Bisnis.com, JAKARTA — Belakangan penolakan kenaikan PPN menjadi 12% diserukan dari berbagai sisi. Kendati demikian, sebenarnya Presiden Prabowo Subianto bisa menurunkan tarif PPN hingga 5% dengan menerbitkan Peraturan Pemerintah.
Sebagai informasi, kenaikan Pajak Pertambahan Nilai (PPN) menjadi 12% pada 1 Januari 2025 sudah diamanatkan Pasal 7 ayat (1) huruf b Undang-Undang Nomor 7/2021 tentang Harmonisasi Peraturan Perpajakan (UU HPP).
UU HPP menetapkan bahwa tarif PPN naik jadi 11% pada 2022. Setelah itu, tarif PPN diatur untuk kembali naik jadi 12% pada tahun depan.
Dengan alasan amanat UU HPP, Menteri Keuangan Sri Mulyani Indrawati menyatakan pemerintah akan mencoba menjalankan rencana kenaikan tarif PPN menjadi 12% tersebut meski banyak pihak yang menentangnya.
"Kita perlu siapkan agar itu [kenaikan PPN menjadi 12%] bisa dijalankan, tapi dengan penjelasan yang baik," ujar Sri Mulyani dalam rapat kerja bersama Komisi XI DPR, Rabu (13/11/2024).
Padahal, UU HPP sudah menambahkan klausul yang memungkinkan penundaan kenaikan tarif PPN tersebut. Dalam Pasal 7 ayat (3) UU HPP disebutkan tarif PPN 12% pada awal 2025 dapat diubah menjadi paling rendah 5% dan paling tinggi 15%.
Baca Juga
Caranya dijelaskan dalam Pasal 4 UU HPP:
"
Perubahan tarif Pajak Pertambahan Nilai sebagaimana dimaksud pada ayat (3) diatur dengan Peraturan Pemerintah setelah disampaikan oleh Pemerintah kepada Dewan Perwakilan Rakyat Republik Indonesia untuk dibahas dan disepakati dalam penyusunan Rancangan Anggaran Pendapatan dan Belanja Negara."
Artinya, PPN 12% bisa dibatalkan lewat penerbitan Peraturan Pemerintah (PP) oleh Prabowo setelah disampaikan ke DPR. Bukan hanya menunda atau membatalkan kenaikan, Prabowo bahkan bisa menurunkan tarif PPN hingga 5%.
Belakangan, penundaan hingga penurunan tarif PPN memang kerap disejumlah pihak terutama untuk memulihkan daya beli masyarakat yang sedang terpuruk.
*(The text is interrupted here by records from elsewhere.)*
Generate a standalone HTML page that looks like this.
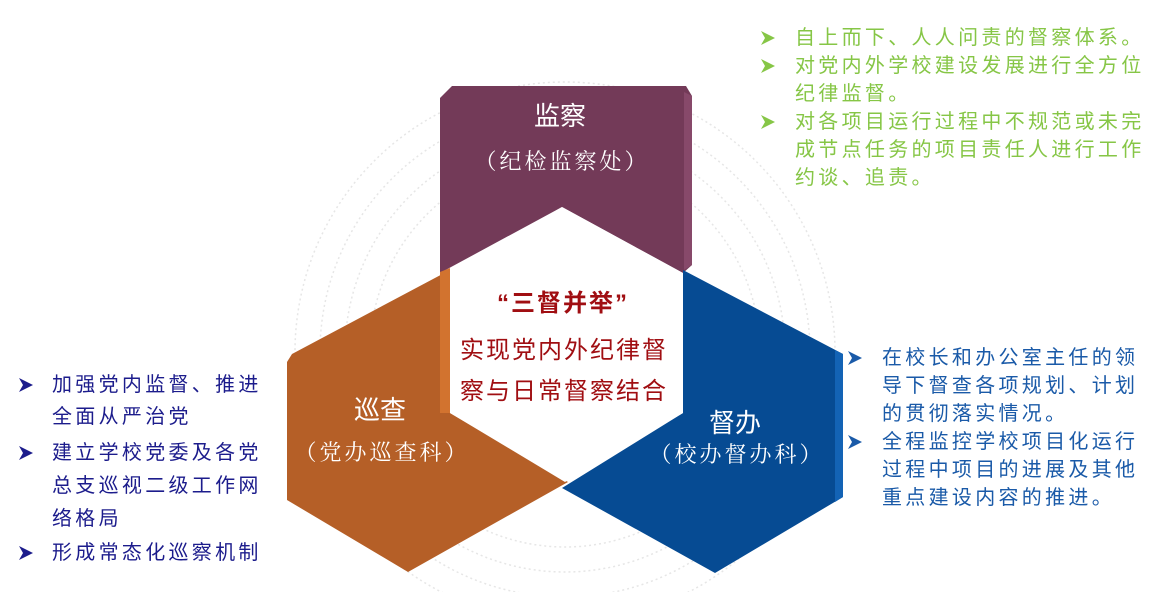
<!DOCTYPE html>
<html><head><meta charset="utf-8"><style>
html,body{margin:0;padding:0;background:#fff;width:1172px;height:592px;overflow:hidden;}
#c{position:relative;width:1172px;height:592px;overflow:hidden;font-family:"Liberation Sans","WenQuanYi Zen Hei","Noto Sans CJK SC",sans-serif;}
.l{position:absolute;font-size:20px;letter-spacing:3.3px;white-space:nowrap;line-height:24px;}
.g{color:#86c646;} .b{color:#1a5aa8;} .n{color:#1c1c8c;}
.t{position:absolute;white-space:nowrap;text-align:center;transform:translateX(-50%);}
</style></head><body><div id="c">
<svg width="1172" height="592" style="position:absolute;left:0;top:0">
<g fill="none" stroke="#e6e6e6" stroke-width="1.5" stroke-dasharray="2 3">
<circle cx="565" cy="352" r="270"/><circle cx="565" cy="352" r="245"/><circle cx="565" cy="352" r="220"/><circle cx="565" cy="352" r="195"/>
</g>
<polygon points="440,98 452,86 686,86 692,96 692,265 683,273 562,207 440,273" fill="#733a58"/>
<polygon points="684,92 692,96 692,265 684,270" fill="#87496a"/>
<polygon points="450,270 292,354 287,362 287,500 408,572 568,482 450,413" fill="#b55f27"/>
<polygon points="440,272 450,268 450,413 440,413" fill="#d2732f"/>
<polygon points="683,270 843,354 843,497 715,573 562,488 683,413" fill="#064b93"/>
<polygon points="835,350 843,354 843,497 835,502" fill="#1363b5"/>
<polygon points="562,207 683,273 683,413 565,482 450,413 450,273" fill="#fff"/>
<defs>
<polygon id="a" points="0,0 14,7 0,14 4,7"/>
</defs>
<g fill="#86c646"><use href="#a" x="761" y="31"/><use href="#a" x="761" y="59"/><use href="#a" x="761" y="115"/></g>
<g fill="#1a5aa8"><use href="#a" x="848" y="351"/><use href="#a" x="848" y="435"/></g>
<g fill="#1c1c8c"><use href="#a" x="19" y="378"/><use href="#a" x="19" y="446"/><use href="#a" x="19" y="546"/></g>
</svg>
<div class="t" style="left:560px;top:96px;font-size:26px;color:#fff">监察</div>
<div class="t" style="left:562px;top:145px;font-size:22px;color:#fff;font-family:'Noto Serif CJK SC',serif;letter-spacing:3px">（纪检监察处）</div>
<div class="t" style="left:380px;top:390px;font-size:26px;color:#fff">巡查</div>
<div class="t" style="left:382px;top:436px;font-size:22px;color:#fff;font-family:'Noto Serif CJK SC',serif;letter-spacing:3px">（党办巡查科）</div>
<div class="t" style="left:735px;top:403px;font-size:26px;color:#fff">督办</div>
<div class="t" style="left:737px;top:438px;font-size:22px;color:#fff;font-family:'Noto Serif CJK SC',serif;letter-spacing:3px">（校办督办科）</div>
<div class="t" style="left:563px;top:283px;font-size:24px;color:#a00e12;letter-spacing:2px;font-weight:bold">“三督并举”</div>
<div class="t" style="left:564px;top:330px;font-size:24px;color:#a00e12;letter-spacing:2px">实现党内外纪律督</div>
<div class="t" style="left:564px;top:371px;font-size:24px;color:#a00e12;letter-spacing:2px">察与日常督察结合</div>

<div class="l g" style="left:795px;top:26px">自上而下、人人问责的督察体系。</div>
<div class="l g" style="left:795px;top:54px">对党内外学校建设发展进行全方位</div>
<div class="l g" style="left:795px;top:82px">纪律监督。</div>
<div class="l g" style="left:795px;top:110px">对各项目运行过程中不规范或未完</div>
<div class="l g" style="left:795px;top:138px">成节点任务的项目责任人进行工作</div>
<div class="l g" style="left:795px;top:166px">约谈、追责。</div>

<div class="l b" style="left:882px;top:346px">在校长和办公室主任的领</div>
<div class="l b" style="left:882px;top:374px">导下督查各项规划、计划</div>
<div class="l b" style="left:882px;top:402px">的贯彻落实情况。</div>
<div class="l b" style="left:882px;top:430px">全程监控学校项目化运行</div>
<div class="l b" style="left:882px;top:458px">过程中项目的进展及其他</div>
<div class="l b" style="left:882px;top:486px">重点建设内容的推进。</div>

<div class="l n" style="left:52px;top:373px">加强党内监督、推进</div>
<div class="l n" style="left:52px;top:405px">全面从严治党</div>
<div class="l n" style="left:52px;top:441px">建立学校党委及各党</div>
<div class="l n" style="left:52px;top:474px">总支巡视二级工作网</div>
<div class="l n" style="left:52px;top:507px">络格局</div>
<div class="l n" style="left:52px;top:541px">形成常态化巡察机制</div>
</div></body></html>
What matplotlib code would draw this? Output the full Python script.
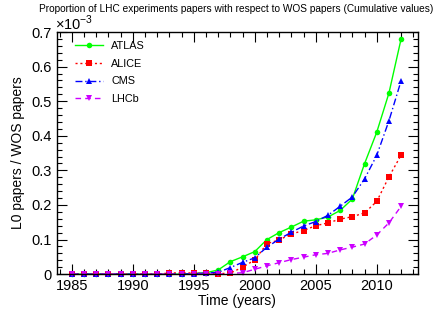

Institute For Development of Economics and Finance (Indef) menjadi salah satu pihak yang menyerukan saran tersebut.
Direktur Pengembangan Big Data Indef Eko Listiyanto menegaskan berbagai indikasi menunjukkan bahwa terjadi penurunan daya beli masyarakat. Dia mencontohkan, sejak Kuartal IV/2023, pertumbuhan konsumsi rumah tangga selalu lebih rendah daripada pertumbuhan ekonomi.
Oleh sebab itu, Prabowo perlu meningkatkan daya beli masyarakat terutama dalam 100 hari pertama pemerintahannya. Periode tersebut, sambungnya, merupakan saat-saat penentu ekspektasi pasar.
Jika awalnya sudah bagus maka setelahnya pasar akan mempunyai kepercayaan tinggi—begitu juga sebaliknya.
"Growth-nya, katakanlah konsumsi rumah tangga bisa di atas pertumbuhan ekonomi, lah. Kalau ada indikasi itu, ada ekspektasi baru. Kalau tetap melemah, sulit kita dikasih angka-angka yang terlalu ambisius," jelas Eko dalam diskusi publik Indef secara daring, Senin (18/11/2024).
Oleh sebab itu, dia mendorong kebijakan yang dikeluarkan pemerintah Prabowo harus diarahkan untuk perbaikan daya beli. Apalagi, sambungnya, target pertumbuhan ekonomi Prabowo mencapai 8%.
Eko menjelaskan konsumsi rumah tangga butuh stimulus bukan malah diberi aneka kenaikan pungutan seperti kenaikan tarif PPN dari 11% menjadi 12%. Menurutnya, kebijakan tersebut seakan hanya ingin menargetkan penerimaan negara tanpa melihat kondisi riil masyarakat.
"Harga-harga yang sebenarnya bisa dikendalikan pemerintah tapi tetap dipaksakan untuk naik ini tentu akan makin menggerus level konsumsi kita," ujarnya.